22 November 2014

How To Prepare To Write Your Book

If you don’t prepare, this might happen:-
After the initial excitement of starting to write your book, as you near the middle it’s become a bit of a slog.  This is because along the way, some of your initial ideas fizzled out, you hit a dead end with one or more of your sub-plots, and now, a third of the way through, you’ve run out of plot. You feel like you’re dangling on a precipice. Below is a deep black hole so, what do you do? You put your unfinished manuscript in a drawer to collect dust.

How can you prepare to write your book:-
  • It’s fairly easy to write the beginning of a story. Similarly, it’s easy to write the end, but the middle, that’s the killer. It’s the place you can find yourself looking into that deep black hole!
  • To make it easier, it helps to think of your story in three acts. The set up, the middle and the conclusion.
First Act
Set up and present your main character’s goal
Establish the conflict
Introduce the characters and their relationships
Establish the setting and sub-plots

If you set up your first act properly, you’ll have enough fuel in the tank to carry you through the second act to the conclusion. To do this:-
  • Make sure that your protagonist has a goal. 
  • Ask yourself what disaster will happen if he doesn’t reach his goal? 
  • What must he do to achieve the goal? 
  • Think about what could stop him from reaching that goal. 
  • Introduce all your characters. If they do not appear in a scene in the first act, invent a way that their name can be mentioned so that your readers know they exist. Give your characters life and a reason to be in your story. 
  • Give your protagonist a worthy antagonist (villain)! 
  • Think of a sub-plot or two that can be running along in the story while your protagonist is striving toward his goal.

Second Act
Complications and crises arise as your main character tries to reach his goal
If it’s a mystery, this is where the sleuthing takes place
Further threats and escalating dangers
Protagonist tries and fails and tries again

The second act is the longest because it’s where your story is played out:-
  • Your protagonist tries to reach his goal but fails when he meets problem after problem, but he carries on. 
  • It's where we see the full measure of the villain. 
  • Where the sub-plots come into play, helping you build that bridge from the first act to the third, over that gaping black hole. Don’t look down!

Third Act
Eliminate theories
Tie up subplots
The crisis when the protagonist finally figures out the truth and confronts the anatagonist.

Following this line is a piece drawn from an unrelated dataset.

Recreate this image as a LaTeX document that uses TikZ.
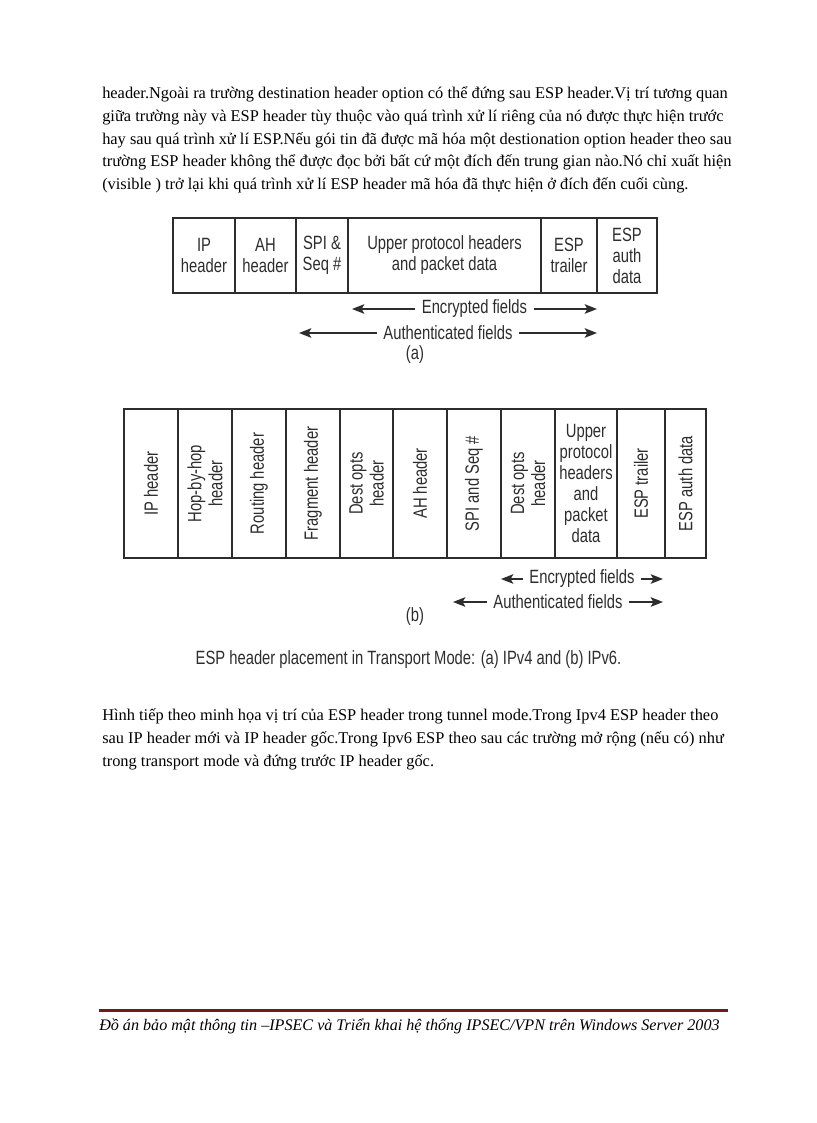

The third act is where you can give yourself a pat on the back. You’ve reached the far side of the bridge. You’re nearly there! But not quite:-
  • Your protagonist confronts the villain and is successful in reaching his goal. 
  • Sub-plots are tied up successfully. 
  • Make doubly sure that all loose ends are also tied up because if they aren’t, your readers will tell you.


  1. I know the feeling well, Jill. Imagination fatigue and poor initial planning is usually the culprit!

    btw, your intro has a grammatical error: 'If you *don’t* prepared ...'



    1. Thank you, Scott, for pointing that out. My mind in a thousand places at once is my excuse.
      Imagination fatigue. I like that description.